Include these fields where applicable:
| Field | Information to provide |
|---|---|
| Internal reference | Your controlled part number or item code |
| Supplier reference | The proposed supplier part number |
| Hose specification | Manufacturer, series, construction, and size |
| Fitting configuration | Straight or angled style and relevant dimensions |
| Connection | Male or female, standard, thread, seat, and seal |
| Material and finish | Required base material and surface treatment |
| Application | Fluid, pressure, temperature, equipment, and environment |
| Crimp data | Applicable source, revision, and equipment |
| Quantity | Trial, stock, repair, resale, or production quantity |
| Supporting files | Drawing, specification, and non-sensitive photographs |
Mark missing information as “to be confirmed” rather than leaving a blank field that may be interpreted as unrestricted. Keep technical questions associated with the correct line item.
When reviewing a quotation, compare every line with the controlled order sheet. Do not check only the total quantity and price. Verify the fitting series, connection, thread, orientation, material, finish, and drawing revision before issuing a purchase order.
Use samples or a trial order when uncertainty remains
A controlled trial order is appropriate when you are evaluating a new source, alternative product, or unfamiliar fitting series. Begin with technically confirmed, regularly used items that your team can inspect and assemble under controlled conditions.
Define the acceptance checks before ordering. Depending on the product and application, these may cover:
- Part-number and packaging accuracy.
- Critical thread, seat, and overall dimensions.

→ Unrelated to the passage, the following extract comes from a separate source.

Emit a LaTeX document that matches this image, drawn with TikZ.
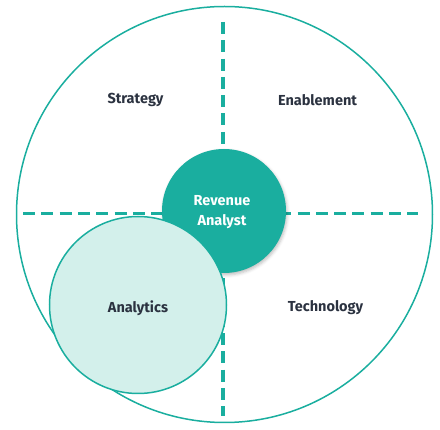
\documentclass[tikz,border=0pt]{standalone}
\usepackage{fontspec}
\setmainfont{Fira Sans}
\usepackage{xcolor}
\usetikzlibrary{positioning,shadows.blur}
\definecolor{ringteal}{HTML}{1AAE9F}
\definecolor{ringmint}{HTML}{D3F0EB}
\definecolor{ringink}{HTML}{2B3240}

\begin{document}
\begin{tikzpicture}[
  x=1pt, y=-1pt,
  font=\fontsize{14.5}{17}\selectfont\bfseries,
  ring/.style={circle, draw=ringteal, inner sep=0pt},
  divider/.style={draw=ringteal, line width=3.3pt, dash pattern=on 12pt off 6.3pt},
  lbl/.style={text=ringink, align=center}
]
\useasboundingbox (0,0) rectangle (440,430);
\node[ring, line width=1.5pt, minimum size=416pt] (outer) at (224.5,214.5) {};
\coordinate (vtop) at (223,22);
\coordinate (vbot) at (223,416);
\coordinate (hleft) at (23,213.5);
\coordinate (hright) at (418,213.5);
\draw[divider] (vtop) -- (vbot);
\draw[divider] (hleft) -- (hright);
\node[ring, draw=none, fill=ringteal, minimum size=124pt,
  blur shadow={shadow xshift=1pt, shadow yshift=-2pt, shadow opacity=25, shadow blur radius=3pt}]
  (core) at (224,211) {};
\node[ring, line width=1.5pt, fill=ringmint, minimum size=177pt] (analytics) at (138,305) {};

\node[lbl] (strategy) at (135.5,100) {Strategy};
\node[lbl] (enable) at (317.5,100) {Enablement};
\node[lbl] at (analytics.center) [yshift=-3pt] (analyticslbl) {Analytics};
\node[lbl] (tech) at (325.5,308) {Technology};
\node[lbl, text=white, font=\fontsize{14.5}{20.3}\selectfont\bfseries] (corelbl) at (222,212) {Revenue\\Analyst};
\end{tikzpicture}
\end{document}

- Fitting orientation and hose-tail construction.
- Material and surface-finish documentation.
- Hose insertion and crimping behavior.
- Finished assembly inspection.
- Identification and repeat-order traceability.

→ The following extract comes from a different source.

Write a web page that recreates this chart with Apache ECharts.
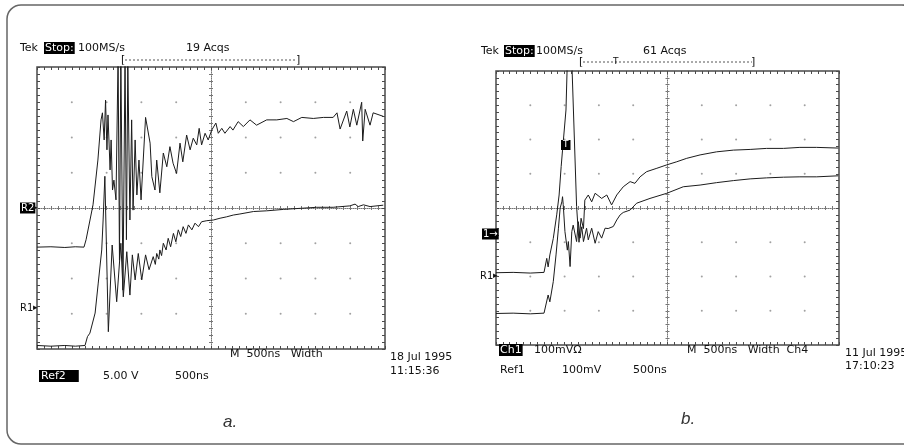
<!DOCTYPE html>
<html>
<head>
<meta charset="utf-8">
<script src="https://cdn.jsdelivr.net/npm/echarts@6/dist/echarts.min.js"></script>
<style>html,body{margin:0;padding:0;background:#fff}#c{width:904px;height:446px}</style>
</head>
<body>
<div id="c"></div>
<script>
// Values in screen divisions: x = -5..5 (500 ns/div), y = -4..4
const xTicks = [-5,-4,-3,-2,-1,0,1,2,3,4,5];
const yTicks = [-4,-3,-2,-1,0,1,2,3,4];

// Panel a: upper trace (Ref2-like) and lower trace (R1)
const aUpper = [[-5,-1.11],[-4.6,-1.1],[-4.2,-1.12],[-3.9,-1.1],[-3.65,-1.11],[-3.59,-0.9],[-3.39,0.09],[-3.25,1.36],[-3.16,2.5],[-3.12,2.7],[-3.07,1.93],[-3.03,3.06],[-2.99,1.65],[-2.96,2.64],[-2.90,1.08],[-2.87,1.93],[-2.83,0.51],[-2.79,0.79],[-2.73,0.23],[-2.67,4.3],[-2.63,-1.48],[-2.59,4.3],[-2.53,-2.33],[-2.47,4.3],[-2.43,-0.9],[-2.39,4.1],[-2.33,-0.34],[-2.28,2.5],[-2.24,-0.06],[-2.18,1.93],[-2.13,0.37],[-2.07,1.36],[-2.01,0.23],[-1.88,2.57],[-1.75,1.84],[-1.70,0.89],[-1.61,0.51],[-1.56,1.36],[-1.47,0.43],[-1.37,1.56],[-1.27,1.17],[-1.18,1.74],[-1.09,1.27],[-0.99,0.98],[-0.89,1.84],[-0.81,1.31],[-0.70,2.07],[-0.60,1.65],[-0.51,1.98],[-0.41,1.79],[-0.34,2.26],[-0.27,1.79],[-0.17,2.12],[-0.08,1.93],[0.02,2.21],[0.14,2.41],[0.21,2.12],[0.31,2.26],[0.40,2.12],[0.55,2.31],[0.63,2.21],[0.78,2.45],[0.93,2.31],[1.12,2.5],[1.31,2.35],[1.60,2.5],[1.89,2.5],[2.18,2.54],[2.37,2.45],[2.61,2.57],[2.94,2.54],[3.23,2.57],[3.51,2.57],[3.62,2.7],[3.71,2.24],[3.90,2.75],[3.99,2.3],[4.09,2.8],[4.19,2.35],[4.33,3.0],[4.36,1.9],[4.43,2.8],[4.57,2.35],[4.66,2.7],[4.95,2.6]];
const aLower = [[-5,-3.9],[-4.6,-3.92],[-4.2,-3.9],[-3.9,-3.92],[-3.62,-3.9],[-3.55,-3.65],[-3.48,-3.55],[-3.33,-2.98],[-3.24,-2.13],[-3.14,-1.19],[-3.10,-0.34],[-3.05,0.9],[-2.95,-3.51],[-2.84,-1.05],[-2.71,-2.66],[-2.59,-1.0],[-2.52,-2.52],[-2.42,-1.24],[-2.33,-2.47],[-2.26,-1.33],[-2.18,-2.04],[-2.09,-1.29],[-1.99,-2.04],[-1.88,-1.33],[-1.78,-1.75],[-1.66,-1.38],[-1.60,-1.6],[-1.56,-1.29],[-1.50,-1.45],[-1.47,-1.19],[-1.42,-1.35],[-1.37,-1.0],[-1.29,-1.19],[-1.23,-0.86],[-1.16,-1.10],[-1.08,-0.72],[-1.01,-0.96],[-0.94,-0.62],[-0.87,-0.81],[-0.80,-0.53],[-0.72,-0.72],[-0.65,-0.48],[-0.55,-0.62],[-0.46,-0.43],[-0.36,-0.53],[-0.27,-0.39],[-0.12,-0.36],[0.07,-0.34],[0.26,-0.29],[0.45,-0.25],[0.64,-0.2],[0.83,-0.17],[1.22,-0.1],[1.6,-0.08],[2.08,-0.04],[2.56,-0.01],[3.04,0.02],[3.51,0.02],[3.99,0.06],[4.14,0.11],[4.23,0.04],[4.38,0.09],[4.57,0.04],[4.95,0.08]];

// Panel b: upper trace (Ch1) and lower trace (Ref1)
const bUpper = [[-5,-1.89],[-4.5,-1.88],[-4,-1.9],[-3.6,-1.88],[-3.59,-1.89],[-3.52,-1.47],[-3.48,-1.72],[-3.43,-1.37],[-3.33,-0.89],[-3.23,-0.2],[-3.16,0.38],[-3.10,1.21],[-3.06,1.69],[-2.96,2.86],[-2.92,4.3],[-2.79,4.3],[-2.65,0.04],[-2.58,-1.0],[-2.52,-0.3],[-2.45,-0.6],[-2.41,0.23],[-2.31,0.38],[-2.21,0.18],[-2.11,0.43],[-1.92,0.28],[-1.77,0.38],[-1.63,0.09],[-1.48,0.38],[-1.29,0.62],[-1.09,0.77],[-0.95,0.72],[-0.80,0.91],[-0.61,1.06],[-0.31,1.16],[-0.02,1.26],[0.27,1.35],[0.56,1.45],[0.95,1.55],[1.43,1.64],[1.92,1.69],[2.41,1.71],[2.89,1.74],[3.38,1.74],[3.86,1.77],[4.35,1.77],[4.98,1.75]];
const bLower = [[-5,-3.08],[-4.5,-3.07],[-4,-3.09],[-3.6,-3.07],[-3.57,-3.05],[-3.48,-2.54],[-3.43,-2.74],[-3.33,-2.15],[-3.25,-1.37],[-3.18,-0.59],[-3.13,0.0],[-3.08,0.18],[-3.06,0.33],[-3.04,0.1],[-2.99,-0.69],[-2.92,-1.23],[-2.89,-0.98],[-2.84,-1.71],[-2.79,-0.69],[-2.75,-0.5],[-2.65,-0.98],[-2.60,-0.4],[-2.55,-0.88],[-2.50,-0.55],[-2.45,-0.98],[-2.36,-0.59],[-2.31,-0.93],[-2.21,-0.59],[-2.11,-1.03],[-2.02,-0.69],[-1.92,-0.88],[-1.82,-0.59],[-1.73,-0.6],[-1.58,-0.54],[-1.48,-0.35],[-1.38,-0.2],[-1.29,-0.13],[-1.09,-0.06],[-0.90,0.14],[-0.51,0.28],[-0.02,0.43],[0.46,0.62],[0.95,0.67],[1.43,0.74],[1.92,0.8],[2.41,0.85],[2.89,0.88],[3.38,0.9],[3.86,0.91],[4.35,0.91],[4.98,0.94]];

const FONT = 'DejaVu Sans';
const INK = '#1c1c1c';
const FRAME = '#4a4a4a';

function xAxesFor(g) {
  const base = {gridIndex:g, type:'value', min:xTicks[0], max:xTicks[xTicks.length-1], interval:1,
    axisLabel:{show:false}, splitLine:{show:false}, minorSplitLine:{show:false}};
  const frameTick = {show:true, inside:true, length:3, lineStyle:{color:FRAME, width:1}};
  const frameMinor = {show:true, splitNumber:5, length:3, lineStyle:{color:FRAME, width:1}};
  const cTick = {show:true, length:2, lineStyle:{color:'#777', width:1}};
  const cMinor = {show:true, splitNumber:5, length:2, lineStyle:{color:'#777', width:1}};
  return [
    Object.assign({}, base, {position:'bottom', axisLine:{show:false, onZero:false}, axisTick:frameTick, minorTick:frameMinor}),
    Object.assign({}, base, {position:'top', axisLine:{show:false, onZero:false}, axisTick:frameTick, minorTick:frameMinor}),
    Object.assign({}, base, {position:'bottom', axisLine:{show:true, onZero:true, onZeroAxisIndex:g*4, lineStyle:{color:'#777', type:'dotted', width:1}}, axisTick:Object.assign({inside:true}, cTick), minorTick:cMinor}),
    Object.assign({}, base, {position:'bottom', axisLine:{show:false, onZero:true, onZeroAxisIndex:g*4}, axisTick:Object.assign({inside:false}, cTick), minorTick:cMinor})
  ];
}
function yAxesFor(g) {
  const base = {gridIndex:g, type:'value', min:yTicks[0], max:yTicks[yTicks.length-1], interval:1,
    axisLabel:{show:false}, splitLine:{show:false}, minorSplitLine:{show:false}};
  const frameTick = {show:true, inside:true, length:3, lineStyle:{color:FRAME, width:1}};
  const frameMinor = {show:true, splitNumber:5, length:3, lineStyle:{color:FRAME, width:1}};
  const cTick = {show:true, length:2, lineStyle:{color:'#777', width:1}};
  const cMinor = {show:true, splitNumber:5, length:2, lineStyle:{color:'#777', width:1}};
  return [
    Object.assign({}, base, {position:'left', axisLine:{show:false, onZero:false}, axisTick:frameTick, minorTick:frameMinor}),
    Object.assign({}, base, {position:'right', axisLine:{show:false, onZero:false}, axisTick:frameTick, minorTick:frameMinor}),
    Object.assign({}, base, {position:'left', axisLine:{show:true, onZero:true, onZeroAxisIndex:g*4, lineStyle:{color:'#777', type:'dotted', width:1}}, axisTick:Object.assign({inside:true}, cTick), minorTick:cMinor}),
    Object.assign({}, base, {position:'left', axisLine:{show:false, onZero:true, onZeroAxisIndex:g*4}, axisTick:Object.assign({inside:false}, cTick), minorTick:cMinor})
  ];
}

function graticuleDots() {
  const pts = [];
  xTicks.slice(1, -1).forEach(x => yTicks.slice(1, -1).forEach(y => { if (x !== 0 && y !== 0) pts.push([x, y]); }));
  return pts;
}
function trace(g, data) {
  return {type:'line', xAxisIndex:g*4, yAxisIndex:g*4, data:data, showSymbol:false, symbol:'none',
    clip:true, silent:true, lineStyle:{color:INK, width:1}, z:5};
}
function dots(g) {
  return {type:'scatter', xAxisIndex:g*4, yAxisIndex:g*4, data:graticuleDots(), symbolSize:2,
    itemStyle:{color:'#8a8a8a'}, silent:true, z:1};
}

function txt(x, y, s, o) {
  o = o || {};
  const style = {text:s, x:0, y:0, fill:o.fill || '#111', fontSize:o.size || 11, fontFamily:o.family || FONT,
    fontStyle:o.italic ? 'italic' : 'normal', fontWeight:o.weight || 'normal', verticalAlign:'middle', align:o.align || 'left'};
  if (o.box) { style.backgroundColor = '#000'; style.fill = '#fff'; style.padding = o.pad || [1, 2, 0, 2]; }
  return {type:'text', x:x, y:y, z:20, style:style, silent:true};
}
function line(x1, y1, x2, y2, dash) {
  return {type:'line', z:20, silent:true, shape:{x1:x1, y1:y1, x2:x2, y2:y2},
    style:{stroke:'#555', lineWidth:1, lineDash:dash || null}};
}

const graphics = [
  {type:'rect', z:0, silent:true, shape:{x:7, y:5, width:909, height:439, r:14}, style:{fill:'none', stroke:'#666', lineWidth:1.5}},
  // panel a header
  txt(20, 48, 'Tek'), txt(44, 48, 'Stop:', {box:true, pad:[1,1,0,1]}), txt(78, 48, '100MS/s'), txt(186, 48, '19 Acqs'),
  txt(121, 60, '[', {size:11}), line(125, 60, 297, 60, [2, 2]), txt(296, 60, ']', {size:11}),
  // panel a side markers
  txt(20, 208, 'R2', {box:true, pad:[1,1,0,1], size:10}), txt(33, 208, '▸', {size:9}),
  txt(20, 308, 'R1', {size:10}), txt(33, 308, '▸', {size:9}),
  // panel a footer
  txt(230, 354, 'M  500ns   Width'),
  txt(390, 357, '18 Jul 1995'), txt(390, 371, '11:15:36'),
  txt(39, 376, 'Ref2', {box:true, pad:[1,13,0,2]}), txt(103, 376, '5.00 V'), txt(175, 376, '500ns'),
  // panel b header
  txt(481, 51, 'Tek'), txt(504, 51, 'Stop:', {box:true, pad:[1,1,0,1]}), txt(536, 51, '100MS/s'), txt(643, 51, '61 Acqs'),
  txt(579, 62, '[', {size:11}), line(583, 62, 752, 62, [2, 2]), txt(751, 62, ']', {size:11}), txt(613, 62, 'T', {size:9}),
  // panel b markers
  txt(482, 234, '1→', {box:true, pad:[1,1,0,1], size:10}),
  txt(480, 276, 'R1', {size:10}), txt(493, 276, '▸', {size:9}),
  txt(561, 145, 'T', {box:true, pad:[1,2,0,2], size:9}),
  // panel b footer
  txt(499, 350, 'Ch1', {box:true, pad:[1,1,0,1]}), txt(534, 350, '100mVΩ'),
  txt(687, 350, 'M  500ns   Width  Ch4'),
  txt(845, 353, '11 Jul 1995'), txt(845, 366, '17:10:23'),
  txt(500, 370, 'Ref1'), txt(562, 370, '100mV'), txt(633, 370, '500ns'),
  // captions
  txt(223, 422, 'a.', {size:17, italic:true, family:'Liberation Sans Narrow, Liberation Sans', fill:'#333'}),
  txt(681, 419, 'b.', {size:17, italic:true, family:'Liberation Sans Narrow, Liberation Sans', fill:'#333'})
];

const chart = echarts.init(document.getElementById('c'), null, {renderer:'canvas'});
chart.setOption({
  animation:false,
  backgroundColor:'#fff',
  grid:[
    {left:37, top:67, width:348, height:282, show:true, borderColor:FRAME, borderWidth:1.5, backgroundColor:'transparent', containLabel:false},
    {left:496, top:71, width:343, height:274, show:true, borderColor:FRAME, borderWidth:1.5, backgroundColor:'transparent', containLabel:false}
  ],
  xAxis: xAxesFor(0).concat(xAxesFor(1)),
  yAxis: yAxesFor(0).concat(yAxesFor(1)),
  series:[dots(0), dots(1), trace(0, aUpper), trace(0, aLower), trace(1, bUpper), trace(1, bLower)],
  graphic: graphics
});
</script>
</body>
</html>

Keep trial parts separate from approved inventory until the evaluation is complete. Record the result by part number instead of giving the entire shipment a general pass or fail. Expand future orders only for items that meet the defined requirements.
Correctly ordering one-piece hose fittings depends on complete identification, not appearance or price alone. Confirm the hose series, fitting configuration, thread, sealing method, material, application conditions, and valid crimp data before approving the order. Send TOPA your fitting list, measurements, photos, hose information, application details, and estimated quantities to begin a controlled quotation or trial order.

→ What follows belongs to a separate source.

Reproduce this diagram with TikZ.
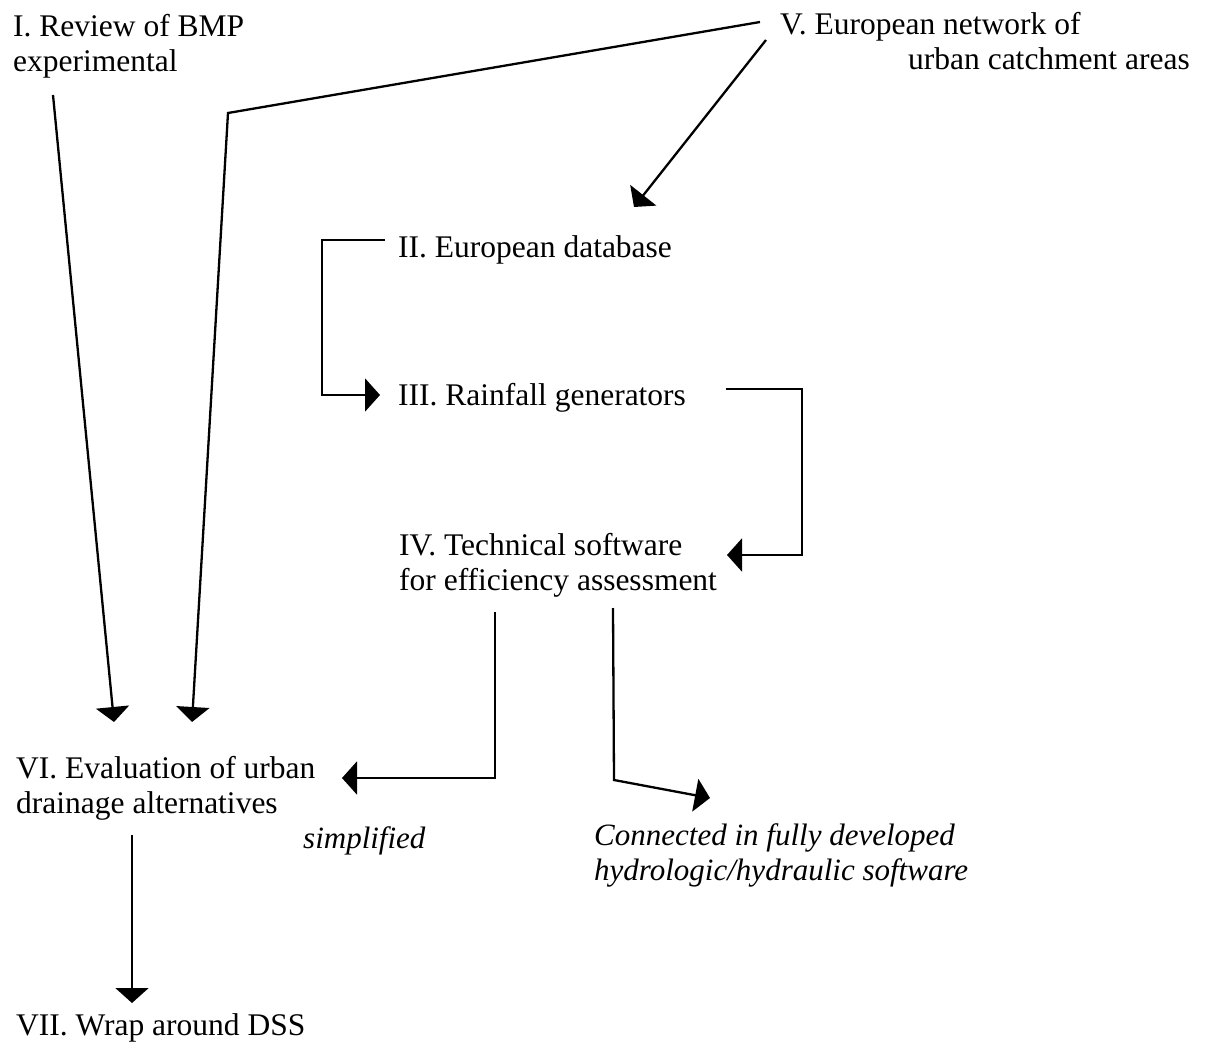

Frequently Asked Questions
Can I identify a one-piece hose fitting from a photo?
A photo can narrow the possible fitting families, but it cannot reliably confirm the thread pitch, seat angle, sealing method, or hose compatibility. Provide measurements, hose details, and clear images of the complete fitting, thread, sealing face, and hose tail.
Is matching the dash size enough to confirm compatibility?
No. Dash size identifies a nominal size but does not confirm the hose construction, fitting series, stem profile, ferrule design, or crimp requirements. Use approved compatibility and crimp data for the exact combination.
Can two fittings with the same thread be interchangeable?
Not necessarily. They may have different seat angles, sealing features, materials, pressure limitations, orientations, or hose ends. Confirm the complete connection and application specifications before treating one as a replacement.
What should I do if the existing part number is unavailable?
Measure the thread and sealing features, identify the hose, record the fitting configuration, and obtain clear photographs and application information. Use the old number as a search reference only; do not approve a replacement until the technical details match.
Should I order samples before placing a bulk order?
Use a sample or trial order when the source, product series, or cross-reference has not been approved. Define the dimensional, documentation, assembly, and application checks first so that the trial produces a clear purchasing decision.